The Spartan-6 family, including the XC6SLX45, is supported by the Xilinx ISE Design Suite. The final version supporting these devices is ISE 14.7. It is important to note that the newer Xilinx Vivado Design Suite does NOT support Spartan-6 or any older device families. Any new or legacy development for this part must be done using the ISE toolchain.

Is the XC6SLX45-2FGG484I a 5V tolerant device?

No, the I/O pins are not 5V tolerant. According to the datasheet, the absolute maximum voltage on user I/O pins relative to ground is 4.1V. The VCCO for each bank determines the output voltage and influences the input voltage tolerance for certain standards. Applying 5V directly to any I/O pin will likely cause permanent damage to the device. For interfacing with 5V logic, external level-shifting circuitry is required.

What is the difference between Block RAM and Distributed RAM in this FPGA?

Block RAM (BRAM) and Distributed RAM are two different ways to implement memory. Block RAM consists of large, dedicated 18Kb memory blocks that are highly efficient for creating larger buffers, FIFOs, or processor memory. Distributed RAM, on the other hand, utilizes the LUTs within the logic fabric to create small, fast memory arrays. It is ideal for small, localized storage like register files or small state machine tables, where the low latency of being close to the logic is an advantage.

What are the power supply requirements for the XC6SLX45-2FGG484I?
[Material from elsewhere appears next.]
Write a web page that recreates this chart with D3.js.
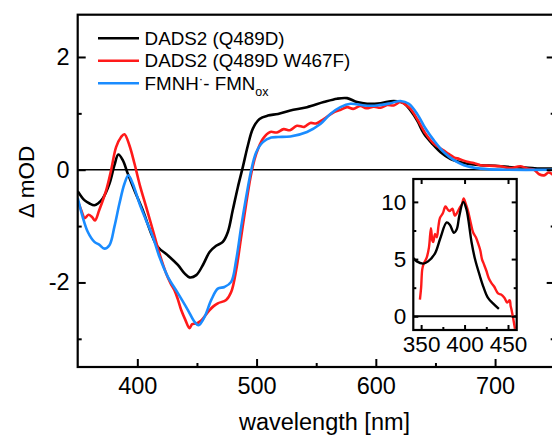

The device requires three primary power domains. The core logic runs on VCCINT, which has a nominal voltage of 1.2V. The auxiliary and internal support logic, including configuration and JTAG interfaces, uses VCCAUX at a nominal 2.5V. Finally, the I/O banks are powered by VCCO supplies, which can range from 1.2V to 3.3V depending on the I/O standard being used. Each I/O bank can have a different VCCO voltage, allowing for flexible interfacing with multiple external devices.